Shaft rotation can be sensed mechanically or by detecting the movement of the blades. Blade movement is often detected magnetically, with each blade or embedded piece of metal generating a pulse. Turbine flowmeter sensors are typically located external to the flowing stream to avoid material of construction constraints that would result if wetted sensors were used. When the fluid moves faster, more pulses are generated. The transmitter processes the pulse signal to determine the flow of the fluid. Transmitters and sensing systems are available to sense flow in both the forward and reverse flow directions.
Plusses and Minuses
The cost is moderate. Very good at clean, low viscosity fluids of moderate velocity and a steady rate. Turndown is very good as it can read very low compared to the maximum flow. They are reliable if put in a clean fluid especially if it has some lubricity. AGA and API approved for custody transfers. They do cause some pressure drop where that may be a factor such as gravity flows. Not reliable for steam. Bearings wear out.
How to Use Turbine Flowmeters
Turbine flowmeters measure the velocity of liquids, gases and vapors in pipes, such as hydrocarbons, chemicals, water, cryogenic liquids, air, and industrial gases. High accuracy turbine flowmeters are available for custody transfer of hydrocarbons and natural gas. These flowmeters often incorporate the functionality of a flow computer to correct for pressure, temperature and fluid properties in order to achieve the desired accuracy for the application.
Be careful using turbine flowmeters on fluids that are non-lubricating because the flowmeter can become inaccurate and fail if its bearings prematurely wear. Some turbine flowmeters have grease fittings for use with non-lubricating fluids. In addition, turbine flowmeters that are designed for a specific purpose, such as for natural gas service, can often operate over a limited range of temperature (such as up to 60ºC) whereby operation at higher temperatures can damage the flowmeter.
This flowmeter can be applied to sanitary, relatively clean, and corrosive liquids in sizes up to approximately 24 inches. Smaller turbine flowmeters can be installed directly in the piping, but the size and weight of larger turbine flowmeters may require the installation of substantial concrete foundations and supports. The flow of corrosive liquids can be measured with proper attention to the materials of construction of all wetted parts, such as the body, rotor, bearings, and fittings.
Applications for turbine flowmeters are found in the water, petroleum, and chemical industries. Water applications include distribution systems within and between water districts. Petroleum applications include the custody transfer of hydrocarbons. Miscellaneous applications are found in the food and beverage, and chemical industries.
Industries Where Used
In order of magnitude from largest to smallest, these are used in oil and gas, water and wastewater, gas utility, chemical, power, food and beverage, aerospace, pharmaceutical, metals and mining, and pulp and paper.
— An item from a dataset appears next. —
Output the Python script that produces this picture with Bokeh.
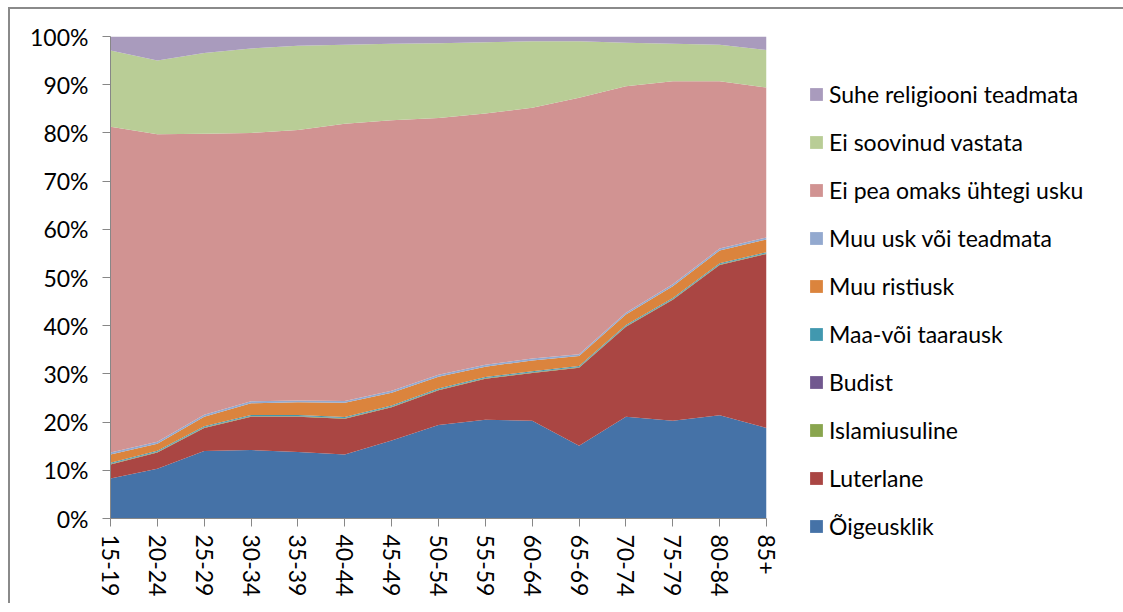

Application Cautions for Turbine Flowmeters
Turbine flowmeters are less accurate at low flow rates due to rotor/bearing drag that slows the rotor. Make sure to operate these flowmeters above approximately 5 percent of maximum flow. Turbine flowmeters should not be operated at high velocity because premature bearing wear and/or damage can occur. Be careful when measuring fluids that are non-lubricating because bearing wear can cause the flowmeter become inaccurate and fail. In some applications, bearing replacement may need to be performed routinely and increase maintenance costs. Application in dirty fluids should generally be avoided so as to reduce the possibility of flowmeter wear and bearing damage. In summary, turbine flowmeters have moving parts that are subject to degradation with time and use.
Abrupt transitions from gas flow to liquid flow should be avoided because they can mechanically stress the flowmeter, degrade accuracy, and/or damage the flowmeter. These conditions generally occur when filling the pipe and under slug flow conditions. Two-phase flow conditions can also cause turbine flowmeters to measure inaccurately.